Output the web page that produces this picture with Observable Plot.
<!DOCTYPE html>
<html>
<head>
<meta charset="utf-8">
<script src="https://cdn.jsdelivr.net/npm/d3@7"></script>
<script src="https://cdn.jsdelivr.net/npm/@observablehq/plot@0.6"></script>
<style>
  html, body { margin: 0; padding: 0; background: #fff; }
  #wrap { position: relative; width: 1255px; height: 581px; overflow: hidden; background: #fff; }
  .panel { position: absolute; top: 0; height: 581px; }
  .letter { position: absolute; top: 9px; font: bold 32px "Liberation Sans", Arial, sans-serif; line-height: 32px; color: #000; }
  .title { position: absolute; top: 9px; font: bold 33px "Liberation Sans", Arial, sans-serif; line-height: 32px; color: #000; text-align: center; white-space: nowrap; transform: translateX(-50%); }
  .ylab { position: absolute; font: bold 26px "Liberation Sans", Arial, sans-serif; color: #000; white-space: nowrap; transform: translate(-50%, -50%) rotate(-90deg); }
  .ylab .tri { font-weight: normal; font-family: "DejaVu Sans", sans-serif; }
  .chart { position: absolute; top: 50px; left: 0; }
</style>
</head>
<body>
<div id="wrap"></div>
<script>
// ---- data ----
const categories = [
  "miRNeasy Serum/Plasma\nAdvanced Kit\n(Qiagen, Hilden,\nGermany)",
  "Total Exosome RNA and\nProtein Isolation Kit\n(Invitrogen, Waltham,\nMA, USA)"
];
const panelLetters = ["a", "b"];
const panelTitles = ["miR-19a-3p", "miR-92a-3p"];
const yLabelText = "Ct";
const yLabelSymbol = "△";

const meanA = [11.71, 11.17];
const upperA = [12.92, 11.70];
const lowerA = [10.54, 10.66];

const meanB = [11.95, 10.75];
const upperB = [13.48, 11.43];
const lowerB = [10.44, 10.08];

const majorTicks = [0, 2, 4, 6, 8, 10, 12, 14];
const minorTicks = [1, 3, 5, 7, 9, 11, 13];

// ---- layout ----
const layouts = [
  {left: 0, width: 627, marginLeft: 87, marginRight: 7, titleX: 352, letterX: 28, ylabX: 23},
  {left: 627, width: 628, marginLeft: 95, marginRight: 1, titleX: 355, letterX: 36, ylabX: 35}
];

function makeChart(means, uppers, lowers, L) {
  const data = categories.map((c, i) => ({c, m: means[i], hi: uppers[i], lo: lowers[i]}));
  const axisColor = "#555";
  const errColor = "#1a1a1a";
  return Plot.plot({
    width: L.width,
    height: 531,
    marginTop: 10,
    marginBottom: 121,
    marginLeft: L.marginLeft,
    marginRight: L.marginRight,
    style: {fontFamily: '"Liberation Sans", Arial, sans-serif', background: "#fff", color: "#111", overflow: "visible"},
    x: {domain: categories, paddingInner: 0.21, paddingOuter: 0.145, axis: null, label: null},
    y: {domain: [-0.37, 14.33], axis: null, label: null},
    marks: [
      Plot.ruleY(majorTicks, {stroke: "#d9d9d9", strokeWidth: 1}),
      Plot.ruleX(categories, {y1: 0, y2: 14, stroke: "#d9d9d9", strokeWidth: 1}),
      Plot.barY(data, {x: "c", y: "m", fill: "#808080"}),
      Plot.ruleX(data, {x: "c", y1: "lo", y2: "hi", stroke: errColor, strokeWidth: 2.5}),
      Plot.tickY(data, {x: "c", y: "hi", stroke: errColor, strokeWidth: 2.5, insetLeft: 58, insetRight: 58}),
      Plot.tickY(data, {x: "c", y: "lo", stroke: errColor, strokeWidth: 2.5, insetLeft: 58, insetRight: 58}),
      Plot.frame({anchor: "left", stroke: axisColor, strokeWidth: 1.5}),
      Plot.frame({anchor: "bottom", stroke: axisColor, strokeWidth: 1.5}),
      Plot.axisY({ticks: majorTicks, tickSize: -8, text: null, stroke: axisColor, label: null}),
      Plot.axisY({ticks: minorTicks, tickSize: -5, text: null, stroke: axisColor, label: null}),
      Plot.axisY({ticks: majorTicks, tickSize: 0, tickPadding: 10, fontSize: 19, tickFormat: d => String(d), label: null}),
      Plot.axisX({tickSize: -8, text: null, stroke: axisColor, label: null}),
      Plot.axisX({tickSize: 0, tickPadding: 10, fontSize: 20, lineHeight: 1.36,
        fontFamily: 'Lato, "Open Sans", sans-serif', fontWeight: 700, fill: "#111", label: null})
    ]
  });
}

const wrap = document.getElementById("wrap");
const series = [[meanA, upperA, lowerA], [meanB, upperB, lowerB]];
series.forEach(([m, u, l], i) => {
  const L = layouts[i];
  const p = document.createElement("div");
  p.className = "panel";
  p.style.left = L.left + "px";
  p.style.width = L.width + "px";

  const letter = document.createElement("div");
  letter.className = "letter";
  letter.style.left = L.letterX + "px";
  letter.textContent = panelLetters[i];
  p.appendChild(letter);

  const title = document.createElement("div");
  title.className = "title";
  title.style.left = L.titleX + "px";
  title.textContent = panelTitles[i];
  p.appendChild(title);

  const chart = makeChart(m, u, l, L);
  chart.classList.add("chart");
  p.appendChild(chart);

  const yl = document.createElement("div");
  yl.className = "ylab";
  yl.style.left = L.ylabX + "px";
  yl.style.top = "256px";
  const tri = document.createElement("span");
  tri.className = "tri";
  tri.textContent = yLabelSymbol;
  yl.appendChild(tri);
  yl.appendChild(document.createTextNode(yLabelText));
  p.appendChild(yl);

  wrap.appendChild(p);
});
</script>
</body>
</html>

= = = =

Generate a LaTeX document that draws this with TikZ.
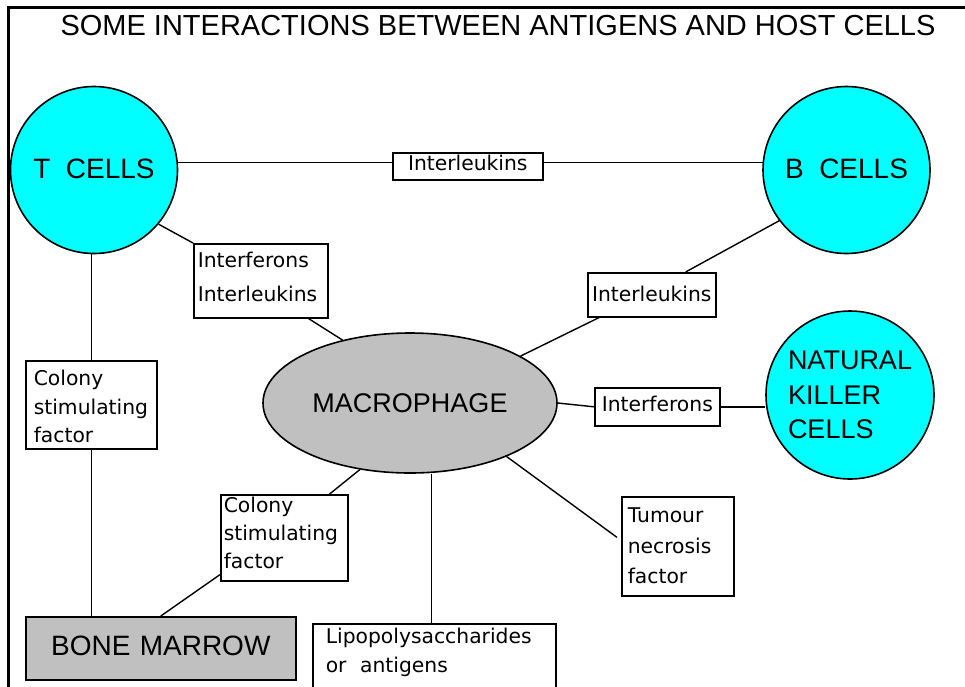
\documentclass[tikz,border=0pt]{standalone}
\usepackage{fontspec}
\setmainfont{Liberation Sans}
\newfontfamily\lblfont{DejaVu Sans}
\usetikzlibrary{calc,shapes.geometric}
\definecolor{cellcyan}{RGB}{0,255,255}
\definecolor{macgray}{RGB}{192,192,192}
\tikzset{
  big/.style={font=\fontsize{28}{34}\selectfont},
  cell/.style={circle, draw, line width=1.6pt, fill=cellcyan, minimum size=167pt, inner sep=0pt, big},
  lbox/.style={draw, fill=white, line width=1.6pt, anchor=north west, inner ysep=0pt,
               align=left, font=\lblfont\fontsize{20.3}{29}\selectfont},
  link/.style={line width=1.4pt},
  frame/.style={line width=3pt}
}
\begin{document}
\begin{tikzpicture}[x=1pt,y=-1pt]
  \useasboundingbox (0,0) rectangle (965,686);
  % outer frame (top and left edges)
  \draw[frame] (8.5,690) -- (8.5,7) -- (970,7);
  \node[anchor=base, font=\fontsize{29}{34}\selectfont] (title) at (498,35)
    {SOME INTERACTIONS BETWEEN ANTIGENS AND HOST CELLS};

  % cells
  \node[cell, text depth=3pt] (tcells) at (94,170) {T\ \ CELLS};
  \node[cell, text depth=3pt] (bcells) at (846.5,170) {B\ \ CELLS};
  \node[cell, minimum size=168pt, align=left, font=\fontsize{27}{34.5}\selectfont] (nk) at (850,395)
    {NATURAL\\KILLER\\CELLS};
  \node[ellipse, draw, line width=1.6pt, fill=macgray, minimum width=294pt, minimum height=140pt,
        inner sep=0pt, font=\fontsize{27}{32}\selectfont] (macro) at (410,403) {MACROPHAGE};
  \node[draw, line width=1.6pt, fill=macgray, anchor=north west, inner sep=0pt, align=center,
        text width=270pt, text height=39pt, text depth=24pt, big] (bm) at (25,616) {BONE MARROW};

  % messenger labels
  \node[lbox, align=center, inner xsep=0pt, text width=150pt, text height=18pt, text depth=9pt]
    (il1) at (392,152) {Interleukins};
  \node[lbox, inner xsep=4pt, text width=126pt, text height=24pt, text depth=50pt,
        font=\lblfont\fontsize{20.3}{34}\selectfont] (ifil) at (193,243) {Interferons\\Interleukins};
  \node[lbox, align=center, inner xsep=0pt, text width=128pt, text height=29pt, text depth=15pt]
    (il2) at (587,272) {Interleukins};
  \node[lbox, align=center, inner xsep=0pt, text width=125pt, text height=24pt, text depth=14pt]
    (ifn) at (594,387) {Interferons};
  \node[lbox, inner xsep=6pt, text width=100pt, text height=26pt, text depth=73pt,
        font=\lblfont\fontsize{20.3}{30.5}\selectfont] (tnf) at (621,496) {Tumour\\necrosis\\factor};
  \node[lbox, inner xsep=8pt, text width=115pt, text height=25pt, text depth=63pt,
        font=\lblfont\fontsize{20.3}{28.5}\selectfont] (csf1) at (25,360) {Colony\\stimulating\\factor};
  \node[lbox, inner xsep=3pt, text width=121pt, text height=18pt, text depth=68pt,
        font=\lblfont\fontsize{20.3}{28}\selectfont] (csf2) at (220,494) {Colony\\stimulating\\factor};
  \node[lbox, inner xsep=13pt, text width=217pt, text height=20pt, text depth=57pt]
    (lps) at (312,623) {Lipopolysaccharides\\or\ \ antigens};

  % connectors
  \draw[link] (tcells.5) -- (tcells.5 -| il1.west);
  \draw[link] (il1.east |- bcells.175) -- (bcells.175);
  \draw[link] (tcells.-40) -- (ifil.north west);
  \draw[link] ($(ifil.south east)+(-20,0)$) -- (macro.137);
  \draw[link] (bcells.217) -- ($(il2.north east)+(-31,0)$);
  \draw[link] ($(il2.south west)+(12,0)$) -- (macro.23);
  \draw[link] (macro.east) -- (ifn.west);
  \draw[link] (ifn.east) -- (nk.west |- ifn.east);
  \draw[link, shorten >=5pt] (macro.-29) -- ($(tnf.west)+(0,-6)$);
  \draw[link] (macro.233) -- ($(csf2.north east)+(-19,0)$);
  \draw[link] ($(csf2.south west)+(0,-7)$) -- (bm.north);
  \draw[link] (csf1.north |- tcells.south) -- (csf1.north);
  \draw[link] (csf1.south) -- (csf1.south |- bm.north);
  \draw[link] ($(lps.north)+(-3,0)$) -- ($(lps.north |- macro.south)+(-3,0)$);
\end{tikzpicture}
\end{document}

= = = =

Extract, without any images, the part of the material above that opens with the line containing "Generate a LaTeX" and closes with the line containing "text width=270pt, text", both lines included.

# SOLUTION FOR THIS EXERCISE:
Generate a LaTeX document that draws this with TikZ.
\documentclass[tikz,border=0pt]{standalone}
\usepackage{fontspec}
\setmainfont{Liberation Sans}
\newfontfamily\lblfont{DejaVu Sans}
\usetikzlibrary{calc,shapes.geometric}
\definecolor{cellcyan}{RGB}{0,255,255}
\definecolor{macgray}{RGB}{192,192,192}
\tikzset{
  big/.style={font=\fontsize{28}{34}\selectfont},
  cell/.style={circle, draw, line width=1.6pt, fill=cellcyan, minimum size=167pt, inner sep=0pt, big},
  lbox/.style={draw, fill=white, line width=1.6pt, anchor=north west, inner ysep=0pt,
               align=left, font=\lblfont\fontsize{20.3}{29}\selectfont},
  link/.style={line width=1.4pt},
  frame/.style={line width=3pt}
}
\begin{document}
\begin{tikzpicture}[x=1pt,y=-1pt]
  \useasboundingbox (0,0) rectangle (965,686);
  % outer frame (top and left edges)
  \draw[frame] (8.5,690) -- (8.5,7) -- (970,7);
  \node[anchor=base, font=\fontsize{29}{34}\selectfont] (title) at (498,35)
    {SOME INTERACTIONS BETWEEN ANTIGENS AND HOST CELLS};

  % cells
  \node[cell, text depth=3pt] (tcells) at (94,170) {T\ \ CELLS};
  \node[cell, text depth=3pt] (bcells) at (846.5,170) {B\ \ CELLS};
  \node[cell, minimum size=168pt, align=left, font=\fontsize{27}{34.5}\selectfont] (nk) at (850,395)
    {NATURAL\\KILLER\\CELLS};
  \node[ellipse, draw, line width=1.6pt, fill=macgray, minimum width=294pt, minimum height=140pt,
        inner sep=0pt, font=\fontsize{27}{32}\selectfont] (macro) at (410,403) {MACROPHAGE};
  \node[draw, line width=1.6pt, fill=macgray, anchor=north west, inner sep=0pt, align=center,
        text width=270pt, text height=39pt, text depth=24pt, big] (bm) at (25,616) {BONE MARROW};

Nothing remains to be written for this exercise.